For instance, a Rome man was sentenced last year to a minimum of 14 months with a maximum of five years in state prison, for calling in two bomb threats to the Bradford County Courthouse. He had pleaded guilty to the third-degree felony of terroristic threats for making the bomb threats.

As part of his plea agreement with the Commonwealth, the other serious charge that had been lodged against him, threat to use weapons of mass destruction, was dismissed. According to Pennsylvania law, if a threat causes the occupants of a building to be diverted from their normal or customary operations, the weapons charge could have been an added felony of the third degree.

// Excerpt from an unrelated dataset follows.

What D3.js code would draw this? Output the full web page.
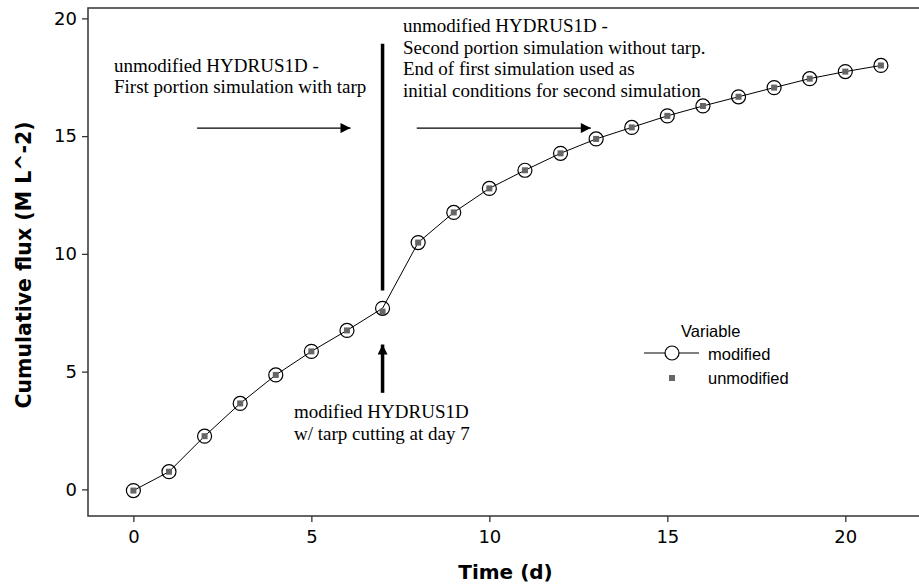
<!DOCTYPE html>
<html>
<head>
<meta charset="utf-8">
<script src="https://cdn.jsdelivr.net/npm/d3@7"></script>
<style>
  body { margin: 0; background: #fff; }
  svg { display: block; }
</style>
</head>
<body>
<script>
// Data
const days = [0, 1, 2, 3, 4, 5, 6, 7, 8, 9, 10, 11, 12, 13, 14, 15, 16, 17, 18, 19, 20, 21];
const modified = [-0.05, 0.75, 2.26, 3.65, 4.86, 5.86, 6.75, 7.69, 10.48, 11.76, 12.78, 13.55, 14.27, 14.88, 15.37, 15.86, 16.28, 16.67, 17.06, 17.44, 17.74, 18.0];
const unmodified = [-0.05, 0.75, 2.26, 3.65, 4.86, 5.86, 6.75, 7.55, 10.48, 11.76, 12.78, 13.55, 14.27, 14.88, 15.37, 15.86, 16.28, 16.67, 17.06, 17.44, 17.74, 18.0];
const xTicks = [0, 5, 10, 15, 20];
const yTicks = [0, 5, 10, 15, 20];

const width = 919;
const height = 584;
const margin = { top: 8, right: 0, bottom: 68, left: 88 };

const x = d3.scaleLinear().domain([-1.275, 22.07]).range([margin.left, width - margin.right]);
const y = d3.scaleLinear().domain([-1.13, 20.44]).range([height - margin.bottom, margin.top]);

const svg = d3.select("body").append("svg")
  .attr("width", width)
  .attr("height", height);

svg.append("defs").append("marker")
  .attr("id", "head")
  .attr("viewBox", "0 0 10 10")
  .attr("refX", 10).attr("refY", 5)
  .attr("markerUnits", "userSpaceOnUse")
  .attr("markerWidth", 12).attr("markerHeight", 10)
  .attr("orient", "auto")
  .append("path").attr("d", "M0,0L10,5L0,10Z").attr("fill", "#000");

// frame (top, left, bottom)
const frame = svg.append("g").attr("stroke", "#333").attr("stroke-width", 1.5).attr("fill", "none");
frame.append("path").attr("d", `M${width},${margin.top}H${margin.left}V${height - margin.bottom}H${width}`);

// axes
const xAxis = svg.append("g")
  .attr("transform", `translate(0,${height - margin.bottom})`)
  .call(d3.axisBottom(x).tickValues(xTicks).tickSize(6).tickPadding(8));
const yAxis = svg.append("g")
  .attr("transform", `translate(${margin.left},0)`)
  .call(d3.axisLeft(y).tickValues(yTicks).tickSize(6).tickPadding(5));
[xAxis, yAxis].forEach(a => {
  a.select(".domain").remove();
  a.selectAll("line").attr("stroke", "#333").attr("stroke-width", 1.3);
  a.selectAll("text").attr("font-family", "DejaVu Sans, sans-serif").attr("font-size", 18).attr("fill", "#000");
});

svg.append("text")
  .attr("x", (margin.left + width) / 2 + 2).attr("y", 579)
  .attr("text-anchor", "middle")
  .attr("font-family", "DejaVu Sans, sans-serif").attr("font-weight", "bold").attr("font-size", 20)
  .text("Time (d)");

svg.append("text")
  .attr("transform", `translate(31,${(margin.top + height - margin.bottom) / 2 + 3}) rotate(-90)`)
  .attr("text-anchor", "middle")
  .attr("font-family", "DejaVu Sans, sans-serif").attr("font-weight", "bold").attr("font-size", 20.5)
  .text("Cumulative flux (M L^-2)");

// series
const pts = days.map((d, i) => ({ d, m: modified[i], u: unmodified[i] }));

svg.append("path")
  .datum(pts)
  .attr("fill", "none").attr("stroke", "#000").attr("stroke-width", 1)
  .attr("d", d3.line().x(p => x(p.d)).y(p => y(p.m)));

svg.append("g").selectAll("rect")
  .data(pts).join("rect")
  .attr("x", p => x(p.d) - 3).attr("y", p => y(p.u) - 3)
  .attr("width", 6).attr("height", 6)
  .attr("fill", "#666");

svg.append("g").selectAll("circle")
  .data(pts).join("circle")
  .attr("cx", p => x(p.d)).attr("cy", p => y(p.m))
  .attr("r", 7)
  .attr("fill", "none").attr("stroke", "#000").attr("stroke-width", 1.2);

// annotations
const serif = "Liberation Serif, Times New Roman, serif";
function textBlock(tx, ty, lines, lh) {
  const t = svg.append("text")
    .attr("font-family", serif).attr("font-size", 19).attr("fill", "#000");
  lines.forEach((l, i) => t.append("tspan").attr("x", tx).attr("y", ty + i * lh).text(l));
}
textBlock(114, 72, ["unmodified HYDRUS1D -", "First portion simulation with tarp"], 21);
textBlock(403, 32, ["unmodified HYDRUS1D -", "Second portion simulation without tarp.", "End of first simulation used as", "initial conditions for second simulation"], 21.6);
textBlock(294, 418, ["modified HYDRUS1D", "w/ tarp cutting at day 7"], 21.5);

svg.append("line")
  .attr("x1", x(1.79)).attr("x2", x(6.1)).attr("y1", y(15.34)).attr("y2", y(15.34))
  .attr("stroke", "#000").attr("stroke-width", 1.2).attr("marker-end", "url(#head)");
svg.append("line")
  .attr("x1", x(7.96)).attr("x2", x(12.85)).attr("y1", y(15.34)).attr("y2", y(15.34))
  .attr("stroke", "#000").attr("stroke-width", 1.2).attr("marker-end", "url(#head)");
svg.append("line")
  .attr("x1", x(7)).attr("x2", x(7)).attr("y1", y(18.92)).attr("y2", y(8.45))
  .attr("stroke", "#000").attr("stroke-width", 3.5);
svg.append("line")
  .attr("x1", x(7)).attr("x2", x(7)).attr("y1", y(4.1)).attr("y2", y(6.15))
  .attr("stroke", "#000").attr("stroke-width", 3.5).attr("marker-end", "url(#head)");

// legend
const lg = svg.append("g").attr("font-family", "Liberation Sans, Arial, sans-serif").attr("font-size", 16.5);
lg.append("text").attr("x", 681).attr("y", 337).text("Variable");
lg.append("line").attr("x1", 644).attr("x2", 699).attr("y1", 353).attr("y2", 353).attr("stroke", "#000");
lg.append("circle").attr("cx", 672).attr("cy", 353).attr("r", 7).attr("fill", "#fff").attr("stroke", "#000").attr("stroke-width", 1.2);
lg.append("text").attr("x", 708).attr("y", 360).text("modified");
lg.append("rect").attr("x", 669).attr("y", 375).attr("width", 6).attr("height", 6).attr("fill", "#666");
lg.append("text").attr("x", 708).attr("y", 384).text("unmodified");
</script>
</body>
</html>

The man had prior convictions for burglary, simple assault and unlawful restraint, unlawful firearm possession, DUI and was also convicted of some PFA violations. Following this most recent sentencing in March of 2013, he could be back out of jail any time now.

A second example, last year a plea agreement was struck between the Bradford County DA's office and a Gillett man. Under the agreement, he pleaded guilty to the summary offense of harassment and was required to resign his position as an elected official. As part of the agreement, the District Attorney's Office withdrew a series of misdemeanor charges that had been lodged against him. Related felony charges had been withdrawn by the D.A.'s office in 2012. So, what started as serious, sex-related felony charges were pleaded down to a summary misdemeanor.

At the time, District Attorney Dan Barrett said his decision to enter into the plea agreement was based on problems with the evidence and concerns about the availability of witnesses if the case went to trial. Mr. Barrett added, "Unfortunately, the weight of our case load is such that we have to be very careful as to which cases we spend our resources on." His points are good ones, but Bradford County Sheriff C.J. Walters says the plea bargaining is becoming way too rampant. He, and others in local law enforcement, are citing numerous cases from the last couple years - cases of rape, sexual harassment and drug use to name just a few, where severe charges are being pleaded way down and criminals are ending up back on the streets instead of spending significant time in jail.